Given request: Restate the data word for word and leave the images out.

Raw data:
------------------------------------------------------------------------

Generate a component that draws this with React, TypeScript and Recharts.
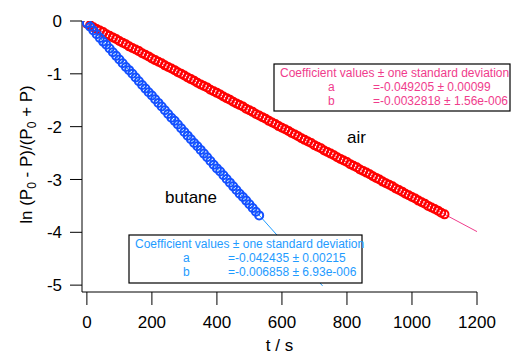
import React from "react";
import { ComposedChart, Scatter, Line, XAxis, YAxis, Label } from "recharts";

// sampled every 10 s
const airStep = 10;
const airValues = [
  -0.05, -0.08, -0.12, -0.15, -0.18, -0.21, -0.25, -0.28, -0.31, -0.34,
  -0.38, -0.41, -0.44, -0.48, -0.51, -0.54, -0.57, -0.61, -0.64, -0.67,
  -0.71, -0.74, -0.77, -0.80, -0.84, -0.87, -0.90, -0.93, -0.97, -1.00,
  -1.03, -1.07, -1.10, -1.13, -1.17, -1.20, -1.23, -1.26, -1.30, -1.33,
  -1.36, -1.39, -1.43, -1.46, -1.49, -1.53, -1.56, -1.59, -1.62, -1.66,
  -1.69, -1.72, -1.76, -1.79, -1.82, -1.85, -1.89, -1.92, -1.95, -1.99,
  -2.02, -2.05, -2.08, -2.12, -2.15, -2.18, -2.22, -2.25, -2.28, -2.31,
  -2.35, -2.38, -2.41, -2.45, -2.48, -2.51, -2.54, -2.58, -2.61, -2.64,
  -2.67, -2.71, -2.74, -2.77, -2.81, -2.84, -2.87, -2.90, -2.94, -2.97,
  -3.00, -3.04, -3.07, -3.10, -3.13, -3.17, -3.20, -3.23, -3.27, -3.30,
  -3.33, -3.36, -3.40, -3.43, -3.46, -3.50, -3.53, -3.56, -3.59, -3.63,
  -3.66,
];

const butaneStep = 10;
const butaneValues = [
  -0.04, -0.11, -0.18, -0.25, -0.32, -0.39, -0.45, -0.52, -0.59, -0.66,
  -0.73, -0.80, -0.87, -0.93, -1.00, -1.07, -1.14, -1.21, -1.28, -1.35,
  -1.41, -1.48, -1.55, -1.62, -1.69, -1.76, -1.83, -1.89, -1.96, -2.03,
  -2.10, -2.17, -2.24, -2.31, -2.37, -2.44, -2.51, -2.58, -2.65, -2.72,
  -2.79, -2.85, -2.92, -2.99, -3.06, -3.13, -3.20, -3.27, -3.33, -3.40,
  -3.47, -3.54, -3.61, -3.68,
];

// fit lines (end points)
const airFitT = [0, 1200];
const airFitV = [-0.049, -3.987];
const butaneFitT = [0, 725];
const butaneFitV = [-0.042, -5.014];

const xTicks = [0, 200, 400, 600, 800, 1000, 1200];
const yTicks = [0, -1, -2, -3, -4, -5];

const airCoef = { a: "=-0.049205 ± 0.00099", b: "=-0.0032818 ± 1.56e-006" };
const butaneCoef = { a: "=-0.042435 ± 0.00215", b: "=-0.006858 ± 6.93e-006" };

const FONT = "'Liberation Sans', Arial, sans-serif";
const AIR_RED = "#ff0000";
const AIR_PINK = "#f03c8c";
const BUT_BLUE = "#1450ff";
const BUT_LIGHT = "#1e9bff";

const airData = airValues.map((v, i) => ({ t: i * airStep, v }));
const butaneData = butaneValues.map((v, i) => ({ t: i * butaneStep, v }));
const airFit = airFitT.map((t, i) => ({ t, v: airFitV[i] }));
const butaneFit = butaneFitT.map((t, i) => ({ t, v: butaneFitV[i] }));

const ring = (color: string) => (p: any) =>
  <circle cx={p.cx} cy={p.cy} r={4} fill="none" stroke={color} strokeWidth={2} />;

function YLabel(props: any) {
  const vb = props.viewBox || { x: 0, y: 21, width: 82, height: 271 };
  const cx = 32;
  const cy = vb.y + vb.height / 2 - 2;
  return (
    <text x={cx} y={cy} transform={`rotate(-90 ${cx} ${cy})`} textAnchor="middle"
      fontFamily={FONT} fontSize={17} fill="#000">
      ln (P<tspan fontSize={12} dy={4}>0</tspan>
      <tspan dy={-4}> - P)/(P</tspan>
      <tspan fontSize={12} dy={4}>0</tspan>
      <tspan dy={-4}> + P)</tspan>
    </text>
  );
}

function CoefBox({ x, y, w, h, color, coef, lines }: any) {
  return (
    <g fontFamily={FONT} fontSize={12} fill={color}>
      <rect x={x} y={y} width={w} height={h} fill="#fff" stroke="#000" strokeWidth={1.2} />
      <text x={x + 6} y={lines[0]}>Coefficient values ± one standard deviation</text>
      <text x={x + 54} y={lines[1]}>a</text>
      <text x={x + 99} y={lines[1]}>{coef.a}</text>
      <text x={x + 54} y={lines[2]}>b</text>
      <text x={x + 99} y={lines[2]}>{coef.b}</text>
    </g>
  );
}

export default function App() {
  return (
    <div style={{ position: "absolute", left: 0, top: 0, width: 526, height: 359, background: "#fff" }}>
      <ComposedChart width={526} height={359} margin={{ top: 21, right: 49, bottom: 0, left: 0 }}>
        <XAxis type="number" dataKey="t" domain={[-15, 1200]} ticks={xTicks} allowDataOverflow
          stroke="#000" tickSize={13} tickMargin={11} height={67}
          tick={{ fill: "#000", fontSize: 17, fontFamily: FONT }}>
          <Label value="t / s" position="insideBottom" offset={8}
            style={{ fill: "#000", fontSize: 17, fontFamily: FONT }} />
        </XAxis>
        <YAxis type="number" dataKey="v" domain={[-5.13, 0]} ticks={yTicks} allowDataOverflow
          stroke="#000" tickSize={12} tickMargin={8} width={82}
          tick={{ fill: "#000", fontSize: 17, fontFamily: FONT }}>
          <Label content={<YLabel />} />
        </YAxis>
        <Line data={butaneFit} dataKey="v" stroke={BUT_LIGHT} strokeWidth={1} dot={false} isAnimationActive={false} />
        <Line data={airFit} dataKey="v" stroke={AIR_PINK} strokeWidth={1} dot={false} isAnimationActive={false} />
        <Scatter data={airData} dataKey="v" shape={ring(AIR_RED)} isAnimationActive={false} />
        <Scatter data={butaneData} dataKey="v" shape={ring(BUT_BLUE)} isAnimationActive={false} />
      </ComposedChart>
      <svg width={526} height={359} style={{ position: "absolute", left: 0, top: 0, pointerEvents: "none" }}>
        <text x={347} y={143} fontFamily={FONT} fontSize={17} fill="#000">air</text>
        <text x={165} y={203} fontFamily={FONT} fontSize={17} fill="#000">butane</text>
        <CoefBox x={274} y={64} w={236} h={47} color={AIR_PINK} coef={airCoef} lines={[77, 91, 105]} />
        <CoefBox x={129} y={235} w={233} h={48} color={BUT_LIGHT} coef={butaneCoef} lines={[248, 262, 276]} />
      </svg>
    </div>
  );
}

------------------------------------------------------------------------

Worked solution:
Generate a component that draws this with React, TypeScript and Recharts.
import React from "react";
import { ComposedChart, Scatter, Line, XAxis, YAxis, Label } from "recharts";

// sampled every 10 s
const airStep = 10;
const airValues = [
  -0.05, -0.08, -0.12, -0.15, -0.18, -0.21, -0.25, -0.28, -0.31, -0.34,
  -0.38, -0.41, -0.44, -0.48, -0.51, -0.54, -0.57, -0.61, -0.64, -0.67,
  -0.71, -0.74, -0.77, -0.80, -0.84, -0.87, -0.90, -0.93, -0.97, -1.00,
  -1.03, -1.07, -1.10, -1.13, -1.17, -1.20, -1.23, -1.26, -1.30, -1.33,
  -1.36, -1.39, -1.43, -1.46, -1.49, -1.53, -1.56, -1.59, -1.62, -1.66,
  -1.69, -1.72, -1.76, -1.79, -1.82, -1.85, -1.89, -1.92, -1.95, -1.99,
  -2.02, -2.05, -2.08, -2.12, -2.15, -2.18, -2.22, -2.25, -2.28, -2.31,
  -2.35, -2.38, -2.41, -2.45, -2.48, -2.51, -2.54, -2.58, -2.61, -2.64,
  -2.67, -2.71, -2.74, -2.77, -2.81, -2.84, -2.87, -2.90, -2.94, -2.97,
  -3.00, -3.04, -3.07, -3.10, -3.13, -3.17, -3.20, -3.23, -3.27, -3.30,
  -3.33, -3.36, -3.40, -3.43, -3.46, -3.50, -3.53, -3.56, -3.59, -3.63,
  -3.66,
];

const butaneStep = 10;
const butaneValues = [
  -0.04, -0.11, -0.18, -0.25, -0.32, -0.39, -0.45, -0.52, -0.59, -0.66,
  -0.73, -0.80, -0.87, -0.93, -1.00, -1.07, -1.14, -1.21, -1.28, -1.35,
  -1.41, -1.48, -1.55, -1.62, -1.69, -1.76, -1.83, -1.89, -1.96, -2.03,
  -2.10, -2.17, -2.24, -2.31, -2.37, -2.44, -2.51, -2.58, -2.65, -2.72,
  -2.79, -2.85, -2.92, -2.99, -3.06, -3.13, -3.20, -3.27, -3.33, -3.40,
  -3.47, -3.54, -3.61, -3.68,
];

// fit lines (end points)
const airFitT = [0, 1200];
const airFitV = [-0.049, -3.987];
const butaneFitT = [0, 725];
const butaneFitV = [-0.042, -5.014];

const xTicks = [0, 200, 400, 600, 800, 1000, 1200];
const yTicks = [0, -1, -2, -3, -4, -5];

const airCoef = { a: "=-0.049205 ± 0.00099", b: "=-0.0032818 ± 1.56e-006" };
const butaneCoef = { a: "=-0.042435 ± 0.00215", b: "=-0.006858 ± 6.93e-006" };

const FONT = "'Liberation Sans', Arial, sans-serif";
const AIR_RED = "#ff0000";
const AIR_PINK = "#f03c8c";
const BUT_BLUE = "#1450ff";
const BUT_LIGHT = "#1e9bff";

const airData = airValues.map((v, i) => ({ t: i * airStep, v }));
const butaneData = butaneValues.map((v, i) => ({ t: i * butaneStep, v }));
const airFit = airFitT.map((t, i) => ({ t, v: airFitV[i] }));
const butaneFit = butaneFitT.map((t, i) => ({ t, v: butaneFitV[i] }));

const ring = (color: string) => (p: any) =>
  <circle cx={p.cx} cy={p.cy} r={4} fill="none" stroke={color} strokeWidth={2} />;

function YLabel(props: any) {
  const vb = props.viewBox || { x: 0, y: 21, width: 82, height: 271 };
  const cx = 32;
  const cy = vb.y + vb.height / 2 - 2;
  return (
    <text x={cx} y={cy} transform={`rotate(-90 ${cx} ${cy})`} textAnchor="middle"
      fontFamily={FONT} fontSize={17} fill="#000">
      ln (P<tspan fontSize={12} dy={4}>0</tspan>
      <tspan dy={-4}> - P)/(P</tspan>
      <tspan fontSize={12} dy={4}>0</tspan>
      <tspan dy={-4}> + P)</tspan>
    </text>
  );
}

function CoefBox({ x, y, w, h, color, coef, lines }: any) {
  return (
    <g fontFamily={FONT} fontSize={12} fill={color}>
      <rect x={x} y={y} width={w} height={h} fill="#fff" stroke="#000" strokeWidth={1.2} />
      <text x={x + 6} y={lines[0]}>Coefficient values ± one standard deviation</text>
      <text x={x + 54} y={lines[1]}>a</text>
      <text x={x + 99} y={lines[1]}>{coef.a}</text>
      <text x={x + 54} y={lines[2]}>b</text>
      <text x={x + 99} y={lines[2]}>{coef.b}</text>
    </g>
  );
}

export default function App() {
  return (
    <div style={{ position: "absolute", left: 0, top: 0, width: 526, height: 359, background: "#fff" }}>
      <ComposedChart width={526} height={359} margin={{ top: 21, right: 49, bottom: 0, left: 0 }}>
        <XAxis type="number" dataKey="t" domain={[-15, 1200]} ticks={xTicks} allowDataOverflow
          stroke="#000" tickSize={13} tickMargin={11} height={67}
          tick={{ fill: "#000", fontSize: 17, fontFamily: FONT }}>
          <Label value="t / s" position="insideBottom" offset={8}
            style={{ fill: "#000", fontSize: 17, fontFamily: FONT }} />
        </XAxis>
        <YAxis type="number" dataKey="v" domain={[-5.13, 0]} ticks={yTicks} allowDataOverflow
          stroke="#000" tickSize={12} tickMargin={8} width={82}
          tick={{ fill: "#000", fontSize: 17, fontFamily: FONT }}>
          <Label content={<YLabel />} />
        </YAxis>
        <Line data={butaneFit} dataKey="v" stroke={BUT_LIGHT} strokeWidth={1} dot={false} isAnimationActive={false} />
        <Line data={airFit} dataKey="v" stroke={AIR_PINK} strokeWidth={1} dot={false} isAnimationActive={false} />
        <Scatter data={airData} dataKey="v" shape={ring(AIR_RED)} isAnimationActive={false} />
        <Scatter data={butaneData} dataKey="v" shape={ring(BUT_BLUE)} isAnimationActive={false} />
      </ComposedChart>
      <svg width={526} height={359} style={{ position: "absolute", left: 0, top: 0, pointerEvents: "none" }}>
        <text x={347} y={143} fontFamily={FONT} fontSize={17} fill="#000">air</text>
        <text x={165} y={203} fontFamily={FONT} fontSize={17} fill="#000">butane</text>
        <CoefBox x={274} y={64} w={236} h={47} color={AIR_PINK} coef={airCoef} lines={[77, 91, 105]} />
        <CoefBox x={129} y={235} w={233} h={48} color={BUT_LIGHT} coef={butaneCoef} lines={[248, 262, 276]} />
      </svg>
    </div>
  );
}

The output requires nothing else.